OKLAHOMA CITY – A burn ban that was issued for most of the state last week has been lifted by the governor.
On Wednesday afternoon, Gov. Mary Fallin lifted the burn ban for 53 counties that she implemented on Friday.
“Individual counties can utilize more localized data, conditions and fire occurrence to decide if burn bans are called for on a county level,” said Fallin.
Although the governor’s burn ban has been removed, county burn bans across the metro remain in place.
The following counties are still under a burn ban:
- Adair County – thru 2/20
- Atoka County – thru 3/7
- Bryan County – thru 3/10
- Canadian County – thru 3/11
- Coal County – thru 2/19
- Haskell County – thru 3/7
- Hughes County – thru 3/1
- Oklahoma County – thru 3/8
- Pittsburg County – thru 2/21
In counties that are no longer under a burn ban, citizens are urged to check with officials before burning.

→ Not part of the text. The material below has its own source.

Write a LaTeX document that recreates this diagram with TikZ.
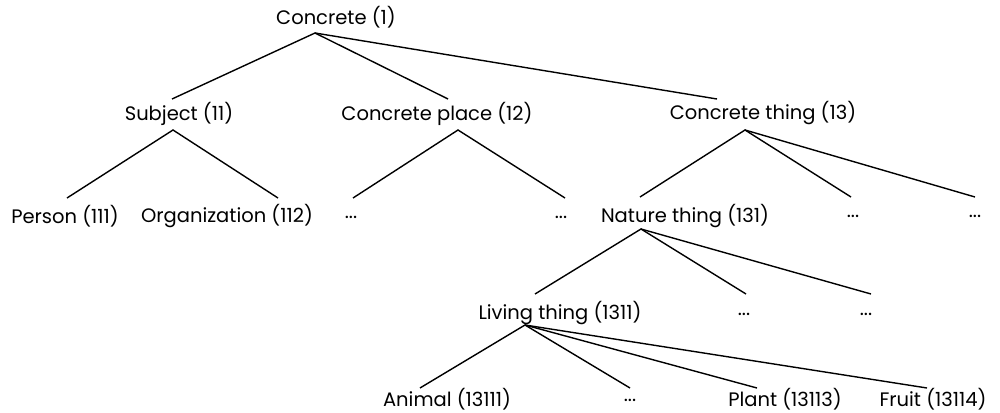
\documentclass[tikz,border=0pt]{standalone}
\usepackage{fontspec}
\setmainfont{Poppins}
\begin{document}
\begin{tikzpicture}[x=1pt,y=-1pt,
  lbl/.style={inner sep=0pt,font=\fontsize{19.5}{22}\selectfont},
  edge/.style={line width=1.4pt,black}]
\useasboundingbox (0,0) rectangle (1000,412);
% nodes
\node[lbl] (c1) at (336,17) {Concrete (1)};
\node[lbl] (s11) at (179,114) {Subject (11)};
\node[lbl] (p12) at (437,114) {Concrete place (12)};
\node[lbl] (t13) at (763,113) {Concrete thing (13)};
\node[lbl] (n111) at (65,216) {Person (111)};
\node[lbl] (n112) at (227,216) {Organization (112)};
\node[lbl] (d121) at (351,217) {...};
\node[lbl] (d122) at (561,217) {...};
\node[lbl] (n131) at (685,216) {Nature thing (131)};
\node[lbl] (d132) at (853,216) {...};
\node[lbl] (d133) at (975,216) {...};
\node[lbl] (n1311) at (560,313) {Living thing (1311)};
\node[lbl] (d1312) at (744,314) {...};
\node[lbl] (d1313) at (866,314) {...};
\node[lbl] (n13111) at (447,399) {Animal (13111)};
\node[lbl] (d13112) at (630,400) {...};
\node[lbl] (n13113) at (785,399) {Plant (13113)};
\node[lbl] (n13114) at (933,399) {Fruit (13114)};
% apex coordinates
\coordinate (a1) at (315,33);
\coordinate (a11) at (173,130);
\coordinate (a12) at (458,130);
\coordinate (a13) at (745,130);
\coordinate (a131) at (641,229);
\coordinate (a1311) at (525,325);
% end coordinates
\coordinate (e11) at (172,99);
\coordinate (e12) at (448,99);
\coordinate (e13) at (717,99);
\coordinate (e111) at (67,198);
\coordinate (e112) at (278,198);
\coordinate (e121) at (353,198);
\coordinate (e122) at (565,198);
\coordinate (e131) at (640,197);
\coordinate (e132) at (851,197);
\coordinate (e133) at (975,197);
\coordinate (e1311) at (535,294);
\coordinate (e1312) at (746,294);
\coordinate (e1313) at (871,294);
\coordinate (e13111) at (420,388);
\coordinate (e13112) at (630,388);
\coordinate (e13113) at (757,388);
\coordinate (e13114) at (927,388);
% connectors
\draw[edge] (e11) -- (a1) -- (e12);
\draw[edge] (a1) -- (e13);
\draw[edge] (e111) -- (a11) -- (e112);
\draw[edge] (e121) -- (a12) -- (e122);
\draw[edge] (e131) -- (a13) -- (e132);
\draw[edge] (a13) -- (e133);
\draw[edge] (e1311) -- (a131) -- (e1312);
\draw[edge] (a131) -- (e1313);
\draw[edge] (e13111) -- (a1311) -- (e13112);
\draw[edge] (a1311) -- (e13113);
\draw[edge] (a1311) -- (e13114);
\end{tikzpicture}
\end{document}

“The rainfall had a positive impact on the larger forest fuels such as branches and fallen trees, but our light grassy fuels will dry out quickly and will still carry fire,” said George Geissler, Oklahoma state forester. “We are still in our winter fire season, and in the absence of spring green-up we could find ourselves right back in high fire danger within a week or so. The rain just gave firefighters a break from the extreme fire behavior that necessitated the burn ban.”
Under the guidelines of the burn ban, residents are not allowed to set campfires, bonfires, or set fire to any forest, grass, woods, wildlands or marshes.
Also, fireworks and burning trash or other materials outdoors are prohibited.